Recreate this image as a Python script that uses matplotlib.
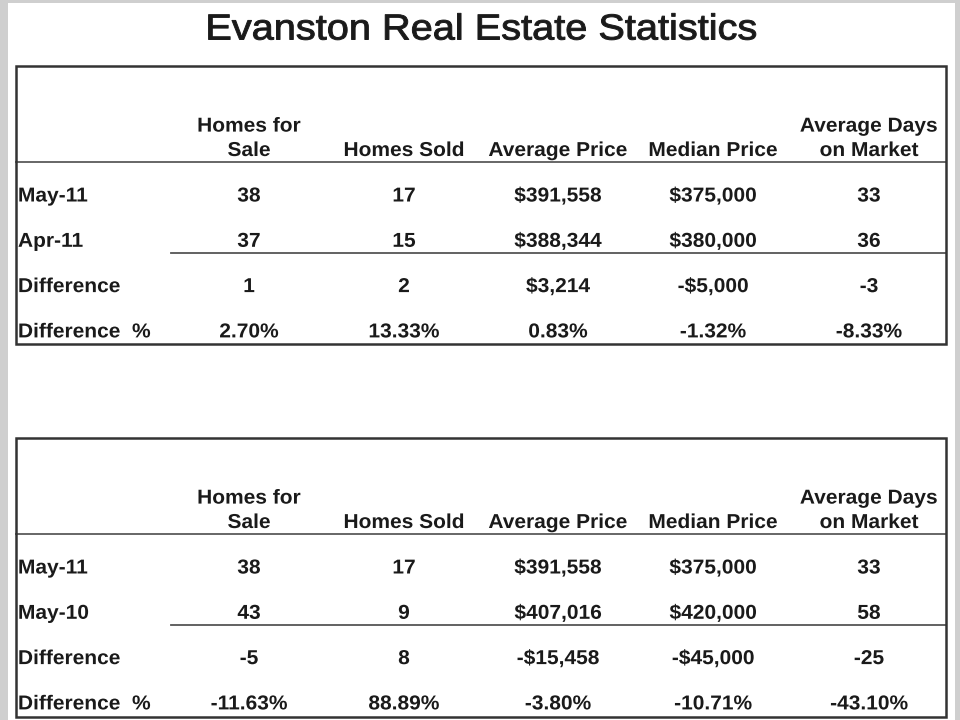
import matplotlib
matplotlib.use("Agg")
import matplotlib.pyplot as plt
from matplotlib.patches import Rectangle
from matplotlib.patheffects import AbstractPathEffect
from matplotlib.transforms import Affine2D

title = "Evanston Real Estate Statistics"
columns = ["Homes for\nSale", "Homes Sold", "Average Price", "Median Price", "Average Days\non Market"]

rows_1 = ["May-11", "Apr-11", "Difference", "Difference  %"]
homes_for_sale_1 = ["38", "37", "1", "2.70%"]
homes_sold_1 = ["17", "15", "2", "13.33%"]
average_price_1 = ["$391,558", "$388,344", "$3,214", "0.83%"]
median_price_1 = ["$375,000", "$380,000", "-$5,000", "-1.32%"]
days_on_market_1 = ["33", "36", "-3", "-8.33%"]

rows_2 = ["May-11", "May-10", "Difference", "Difference  %"]
homes_for_sale_2 = ["38", "43", "-5", "-11.63%"]
homes_sold_2 = ["17", "9", "8", "88.89%"]
average_price_2 = ["$391,558", "$407,016", "-$15,458", "-3.80%"]
median_price_2 = ["$375,000", "$420,000", "-$45,000", "-10.71%"]
days_on_market_2 = ["33", "58", "-25", "-43.10%"]

tables = [
    (rows_1, [homes_for_sale_1, homes_sold_1, average_price_1, median_price_1, days_on_market_1], 66, 344),
    (rows_2, [homes_for_sale_2, homes_sold_2, average_price_2, median_price_2, days_on_market_2], 438, 717),
]

FONT = "Liberation Sans"
TXT = "#1a1a1a"


class StretchX(AbstractPathEffect):
    """Stretch text horizontally around its left edge or centre."""
    def __init__(self, sx, anchor="center", stroke=0.0):
        super().__init__()
        self.sx = sx
        self.anchor = anchor
        self.stroke = stroke

    def draw_path(self, renderer, gc, tpath, affine, rgbFace=None):
        ext = tpath.get_extents()
        cx = (ext.x0 + ext.x1) / 2 if self.anchor == "center" else ext.x0
        tr = Affine2D().translate(-cx, 0).scale(self.sx, 1).translate(cx, 0) + affine
        renderer.draw_path(gc, tpath, tr, rgbFace)
        if self.stroke > 0:
            gc0 = renderer.new_gc()
            gc0.copy_properties(gc)
            gc0.set_linewidth(self.stroke)
            gc0.set_foreground(rgbFace)
            renderer.draw_path(gc0, tpath, tr, None)
            gc0.restore()


fig = plt.figure(figsize=(9.6, 7.2), dpi=100, facecolor="#cfcfcf")
ax = fig.add_axes([0, 0, 1, 1])
ax.set_xlim(0, 960)
ax.set_ylim(720, 0)
ax.axis("off")
ax.add_patch(Rectangle((8, 3), 947, 720, facecolor="white", edgecolor="none", zorder=0))

ax.text(481, 30, title, ha="center", va="center", fontsize=26, fontfamily=FONT, color=TXT,
        path_effects=[StretchX(1.1, "center", stroke=0.7)])

col_x = [249, 404, 558, 713, 869]
left, right = 16, 946
FS = 14.5
SX = 1.04

for rows, cols, top, bottom in tables:
    ax.add_patch(Rectangle((left, top), right - left, bottom - top, facecolor="none",
                           edgecolor="#333333", lw=1.8, zorder=3))
    header_y = top + 96
    ax.plot([left, right], [header_y, header_y], color="#666666", lw=1.4, zorder=2)
    row_y = [header_y + 34 + 45.3 * i for i in range(len(rows))]
    sep_y = (row_y[1] + row_y[2]) / 2 - 11
    ax.plot([171, right], [sep_y, sep_y], color="#555555", lw=1.3, zorder=2)
    for cx, name in zip(col_x, columns):
        ax.text(cx, header_y - 2, name, ha="center", va="bottom", fontsize=FS,
                fontweight="bold", fontfamily=FONT, color=TXT, linespacing=1.36,
                path_effects=[StretchX(SX, "center")])
    for y, r in zip(row_y, rows):
        ax.text(18, y, r, ha="left", va="center", fontsize=FS, fontweight="bold",
                fontfamily=FONT, color=TXT, path_effects=[StretchX(SX, "left")])
    for cx, vals in zip(col_x, cols):
        for y, v in zip(row_y, vals):
            ax.text(cx, y, v, ha="center", va="center", fontsize=FS, fontweight="bold",
                    fontfamily=FONT, color=TXT, path_effects=[StretchX(SX, "center")])

fig.savefig("out.png", dpi=100, facecolor=fig.get_facecolor())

---*---

### Prompt
Locate the lines above that contain "matplotlib" and copy them.

### Solution to the problem
Recreate this image as a Python script that uses matplotlib.
import matplotlib
matplotlib.use("Agg")
import matplotlib.pyplot as plt
from matplotlib.patches import Rectangle
from matplotlib.patheffects import AbstractPathEffect
from matplotlib.transforms import Affine2D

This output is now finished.